[start of Collected material]

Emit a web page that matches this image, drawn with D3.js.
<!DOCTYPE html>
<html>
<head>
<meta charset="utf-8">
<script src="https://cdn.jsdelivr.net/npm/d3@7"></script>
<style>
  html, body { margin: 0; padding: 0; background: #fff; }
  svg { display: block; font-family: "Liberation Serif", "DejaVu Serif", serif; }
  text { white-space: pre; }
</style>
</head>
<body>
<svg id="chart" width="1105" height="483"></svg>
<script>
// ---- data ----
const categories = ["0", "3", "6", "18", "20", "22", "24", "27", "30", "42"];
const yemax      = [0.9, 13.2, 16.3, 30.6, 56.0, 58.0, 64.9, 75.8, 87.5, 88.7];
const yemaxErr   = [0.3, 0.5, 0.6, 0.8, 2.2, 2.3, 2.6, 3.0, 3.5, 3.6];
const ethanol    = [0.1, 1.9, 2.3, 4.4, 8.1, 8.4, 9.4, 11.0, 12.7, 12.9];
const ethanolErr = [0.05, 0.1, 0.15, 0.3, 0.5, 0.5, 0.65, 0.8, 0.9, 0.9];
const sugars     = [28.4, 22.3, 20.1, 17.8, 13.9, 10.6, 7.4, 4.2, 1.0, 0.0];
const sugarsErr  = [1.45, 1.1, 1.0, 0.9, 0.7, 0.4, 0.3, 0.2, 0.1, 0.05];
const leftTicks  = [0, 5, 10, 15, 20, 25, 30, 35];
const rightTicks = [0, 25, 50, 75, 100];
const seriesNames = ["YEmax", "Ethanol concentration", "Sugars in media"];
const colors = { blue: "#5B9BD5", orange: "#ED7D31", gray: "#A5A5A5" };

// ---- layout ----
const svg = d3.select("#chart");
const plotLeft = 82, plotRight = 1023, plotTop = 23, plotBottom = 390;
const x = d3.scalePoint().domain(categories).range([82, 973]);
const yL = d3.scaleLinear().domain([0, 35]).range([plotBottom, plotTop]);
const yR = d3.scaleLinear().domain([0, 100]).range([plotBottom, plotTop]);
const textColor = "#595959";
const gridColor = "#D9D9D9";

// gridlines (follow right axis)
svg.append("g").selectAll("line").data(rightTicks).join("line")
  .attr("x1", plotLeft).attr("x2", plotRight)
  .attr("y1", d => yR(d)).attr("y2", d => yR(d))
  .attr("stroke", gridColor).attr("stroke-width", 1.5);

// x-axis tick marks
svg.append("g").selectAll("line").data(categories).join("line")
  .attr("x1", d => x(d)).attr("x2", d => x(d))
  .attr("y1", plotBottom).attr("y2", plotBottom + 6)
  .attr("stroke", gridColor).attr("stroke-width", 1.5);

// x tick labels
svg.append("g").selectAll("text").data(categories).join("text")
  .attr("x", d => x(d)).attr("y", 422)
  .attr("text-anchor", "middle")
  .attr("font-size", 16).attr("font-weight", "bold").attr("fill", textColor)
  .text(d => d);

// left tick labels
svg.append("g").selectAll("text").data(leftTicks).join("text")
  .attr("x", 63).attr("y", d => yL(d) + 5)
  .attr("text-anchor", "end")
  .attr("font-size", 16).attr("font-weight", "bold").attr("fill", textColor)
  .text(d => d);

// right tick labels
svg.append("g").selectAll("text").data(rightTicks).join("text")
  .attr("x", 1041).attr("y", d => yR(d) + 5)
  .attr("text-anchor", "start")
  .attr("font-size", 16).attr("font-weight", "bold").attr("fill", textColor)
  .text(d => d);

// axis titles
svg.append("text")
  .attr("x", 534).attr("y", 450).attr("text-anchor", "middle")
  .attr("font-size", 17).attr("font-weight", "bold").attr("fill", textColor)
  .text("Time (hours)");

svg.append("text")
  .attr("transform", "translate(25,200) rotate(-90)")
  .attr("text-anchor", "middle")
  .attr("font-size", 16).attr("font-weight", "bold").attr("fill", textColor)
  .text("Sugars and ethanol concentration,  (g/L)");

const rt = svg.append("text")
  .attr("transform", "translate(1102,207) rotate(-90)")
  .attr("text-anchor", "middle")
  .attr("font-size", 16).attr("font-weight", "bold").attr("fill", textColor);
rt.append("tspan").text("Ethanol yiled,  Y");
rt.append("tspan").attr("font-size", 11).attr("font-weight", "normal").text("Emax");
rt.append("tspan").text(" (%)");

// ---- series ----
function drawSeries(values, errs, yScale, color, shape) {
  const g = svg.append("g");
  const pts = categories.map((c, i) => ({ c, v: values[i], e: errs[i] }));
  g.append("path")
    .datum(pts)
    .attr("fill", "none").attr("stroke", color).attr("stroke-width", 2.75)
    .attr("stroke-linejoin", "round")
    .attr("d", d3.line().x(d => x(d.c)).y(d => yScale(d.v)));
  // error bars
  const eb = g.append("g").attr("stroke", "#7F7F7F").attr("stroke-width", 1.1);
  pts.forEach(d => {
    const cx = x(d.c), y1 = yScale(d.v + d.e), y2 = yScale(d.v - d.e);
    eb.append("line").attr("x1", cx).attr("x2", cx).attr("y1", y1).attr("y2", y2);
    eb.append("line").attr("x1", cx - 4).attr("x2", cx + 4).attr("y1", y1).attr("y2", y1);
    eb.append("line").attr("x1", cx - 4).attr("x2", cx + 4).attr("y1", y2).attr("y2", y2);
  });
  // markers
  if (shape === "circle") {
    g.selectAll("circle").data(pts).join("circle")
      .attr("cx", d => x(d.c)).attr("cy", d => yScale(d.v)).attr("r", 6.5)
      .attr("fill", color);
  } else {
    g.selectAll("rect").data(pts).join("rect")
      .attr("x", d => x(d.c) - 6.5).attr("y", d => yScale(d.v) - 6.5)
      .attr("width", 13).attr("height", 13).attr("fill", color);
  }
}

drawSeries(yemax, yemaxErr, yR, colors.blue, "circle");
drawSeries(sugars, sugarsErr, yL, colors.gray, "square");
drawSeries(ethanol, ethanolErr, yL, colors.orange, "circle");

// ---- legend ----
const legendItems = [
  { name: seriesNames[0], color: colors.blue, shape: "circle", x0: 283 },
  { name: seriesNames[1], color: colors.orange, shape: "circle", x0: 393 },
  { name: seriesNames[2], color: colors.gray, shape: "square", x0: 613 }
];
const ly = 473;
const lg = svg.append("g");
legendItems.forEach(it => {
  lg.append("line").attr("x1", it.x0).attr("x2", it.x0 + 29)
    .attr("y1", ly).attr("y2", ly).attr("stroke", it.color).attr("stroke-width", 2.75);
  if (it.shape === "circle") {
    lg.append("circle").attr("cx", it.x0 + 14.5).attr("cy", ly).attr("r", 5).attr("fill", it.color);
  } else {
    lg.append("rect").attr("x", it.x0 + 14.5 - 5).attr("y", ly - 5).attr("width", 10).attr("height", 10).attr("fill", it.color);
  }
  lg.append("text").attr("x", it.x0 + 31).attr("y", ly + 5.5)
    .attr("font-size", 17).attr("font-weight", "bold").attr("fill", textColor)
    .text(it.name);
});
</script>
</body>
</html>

[end of Collected material]

• [Problem requirements]: Your task is to output all of the data above word for word.

• [Complete answer]:
Emit a web page that matches this image, drawn with D3.js.
<!DOCTYPE html>
<html>
<head>
<meta charset="utf-8">
<script src="https://cdn.jsdelivr.net/npm/d3@7"></script>
<style>
  html, body { margin: 0; padding: 0; background: #fff; }
  svg { display: block; font-family: "Liberation Serif", "DejaVu Serif", serif; }
  text { white-space: pre; }
</style>
</head>
<body>
<svg id="chart" width="1105" height="483"></svg>
<script>
// ---- data ----
const categories = ["0", "3", "6", "18", "20", "22", "24", "27", "30", "42"];
const yemax      = [0.9, 13.2, 16.3, 30.6, 56.0, 58.0, 64.9, 75.8, 87.5, 88.7];
const yemaxErr   = [0.3, 0.5, 0.6, 0.8, 2.2, 2.3, 2.6, 3.0, 3.5, 3.6];
const ethanol    = [0.1, 1.9, 2.3, 4.4, 8.1, 8.4, 9.4, 11.0, 12.7, 12.9];
const ethanolErr = [0.05, 0.1, 0.15, 0.3, 0.5, 0.5, 0.65, 0.8, 0.9, 0.9];
const sugars     = [28.4, 22.3, 20.1, 17.8, 13.9, 10.6, 7.4, 4.2, 1.0, 0.0];
const sugarsErr  = [1.45, 1.1, 1.0, 0.9, 0.7, 0.4, 0.3, 0.2, 0.1, 0.05];
const leftTicks  = [0, 5, 10, 15, 20, 25, 30, 35];
const rightTicks = [0, 25, 50, 75, 100];
const seriesNames = ["YEmax", "Ethanol concentration", "Sugars in media"];
const colors = { blue: "#5B9BD5", orange: "#ED7D31", gray: "#A5A5A5" };

// ---- layout ----
const svg = d3.select("#chart");
const plotLeft = 82, plotRight = 1023, plotTop = 23, plotBottom = 390;
const x = d3.scalePoint().domain(categories).range([82, 973]);
const yL = d3.scaleLinear().domain([0, 35]).range([plotBottom, plotTop]);
const yR = d3.scaleLinear().domain([0, 100]).range([plotBottom, plotTop]);
const textColor = "#595959";
const gridColor = "#D9D9D9";

// gridlines (follow right axis)
svg.append("g").selectAll("line").data(rightTicks).join("line")
  .attr("x1", plotLeft).attr("x2", plotRight)
  .attr("y1", d => yR(d)).attr("y2", d => yR(d))
  .attr("stroke", gridColor).attr("stroke-width", 1.5);

// x-axis tick marks
svg.append("g").selectAll("line").data(categories).join("line")
  .attr("x1", d => x(d)).attr("x2", d => x(d))
  .attr("y1", plotBottom).attr("y2", plotBottom + 6)
  .attr("stroke", gridColor).attr("stroke-width", 1.5);

// x tick labels
svg.append("g").selectAll("text").data(categories).join("text")
  .attr("x", d => x(d)).attr("y", 422)
  .attr("text-anchor", "middle")
  .attr("font-size", 16).attr("font-weight", "bold").attr("fill", textColor)
  .text(d => d);

// left tick labels
svg.append("g").selectAll("text").data(leftTicks).join("text")
  .attr("x", 63).attr("y", d => yL(d) + 5)
  .attr("text-anchor", "end")
  .attr("font-size", 16).attr("font-weight", "bold").attr("fill", textColor)
  .text(d => d);

// right tick labels
svg.append("g").selectAll("text").data(rightTicks).join("text")
  .attr("x", 1041).attr("y", d => yR(d) + 5)
  .attr("text-anchor", "start")
  .attr("font-size", 16).attr("font-weight", "bold").attr("fill", textColor)
  .text(d => d);

// axis titles
svg.append("text")
  .attr("x", 534).attr("y", 450).attr("text-anchor", "middle")
  .attr("font-size", 17).attr("font-weight", "bold").attr("fill", textColor)
  .text("Time (hours)");

svg.append("text")
  .attr("transform", "translate(25,200) rotate(-90)")
  .attr("text-anchor", "middle")
  .attr("font-size", 16).attr("font-weight", "bold").attr("fill", textColor)
  .text("Sugars and ethanol concentration,  (g/L)");

const rt = svg.append("text")
  .attr("transform", "translate(1102,207) rotate(-90)")
  .attr("text-anchor", "middle")
  .attr("font-size", 16).attr("font-weight", "bold").attr("fill", textColor);
rt.append("tspan").text("Ethanol yiled,  Y");
rt.append("tspan").attr("font-size", 11).attr("font-weight", "normal").text("Emax");
rt.append("tspan").text(" (%)");

// ---- series ----
function drawSeries(values, errs, yScale, color, shape) {
  const g = svg.append("g");
  const pts = categories.map((c, i) => ({ c, v: values[i], e: errs[i] }));
  g.append("path")
    .datum(pts)
    .attr("fill", "none").attr("stroke", color).attr("stroke-width", 2.75)
    .attr("stroke-linejoin", "round")
    .attr("d", d3.line().x(d => x(d.c)).y(d => yScale(d.v)));
  // error bars
  const eb = g.append("g").attr("stroke", "#7F7F7F").attr("stroke-width", 1.1);
  pts.forEach(d => {
    const cx = x(d.c), y1 = yScale(d.v + d.e), y2 = yScale(d.v - d.e);
    eb.append("line").attr("x1", cx).attr("x2", cx).attr("y1", y1).attr("y2", y2);
    eb.append("line").attr("x1", cx - 4).attr("x2", cx + 4).attr("y1", y1).attr("y2", y1);
    eb.append("line").attr("x1", cx - 4).attr("x2", cx + 4).attr("y1", y2).attr("y2", y2);
  });
  // markers
  if (shape === "circle") {
    g.selectAll("circle").data(pts).join("circle")
      .attr("cx", d => x(d.c)).attr("cy", d => yScale(d.v)).attr("r", 6.5)
      .attr("fill", color);
  } else {
    g.selectAll("rect").data(pts).join("rect")
      .attr("x", d => x(d.c) - 6.5).attr("y", d => yScale(d.v) - 6.5)
      .attr("width", 13).attr("height", 13).attr("fill", color);
  }
}

drawSeries(yemax, yemaxErr, yR, colors.blue, "circle");
drawSeries(sugars, sugarsErr, yL, colors.gray, "square");
drawSeries(ethanol, ethanolErr, yL, colors.orange, "circle");

// ---- legend ----
const legendItems = [
  { name: seriesNames[0], color: colors.blue, shape: "circle", x0: 283 },
  { name: seriesNames[1], color: colors.orange, shape: "circle", x0: 393 },
  { name: seriesNames[2], color: colors.gray, shape: "square", x0: 613 }
];
const ly = 473;
const lg = svg.append("g");
legendItems.forEach(it => {
  lg.append("line").attr("x1", it.x0).attr("x2", it.x0 + 29)
    .attr("y1", ly).attr("y2", ly).attr("stroke", it.color).attr("stroke-width", 2.75);
  if (it.shape === "circle") {
    lg.append("circle").attr("cx", it.x0 + 14.5).attr("cy", ly).attr("r", 5).attr("fill", it.color);
  } else {
    lg.append("rect").attr("x", it.x0 + 14.5 - 5).attr("y", ly - 5).attr("width", 10).attr("height", 10).attr("fill", it.color);
  }
  lg.append("text").attr("x", it.x0 + 31).attr("y", ly + 5.5)
    .attr("font-size", 17).attr("font-weight", "bold").attr("fill", textColor)
    .text(it.name);
});
</script>
</body>
</html>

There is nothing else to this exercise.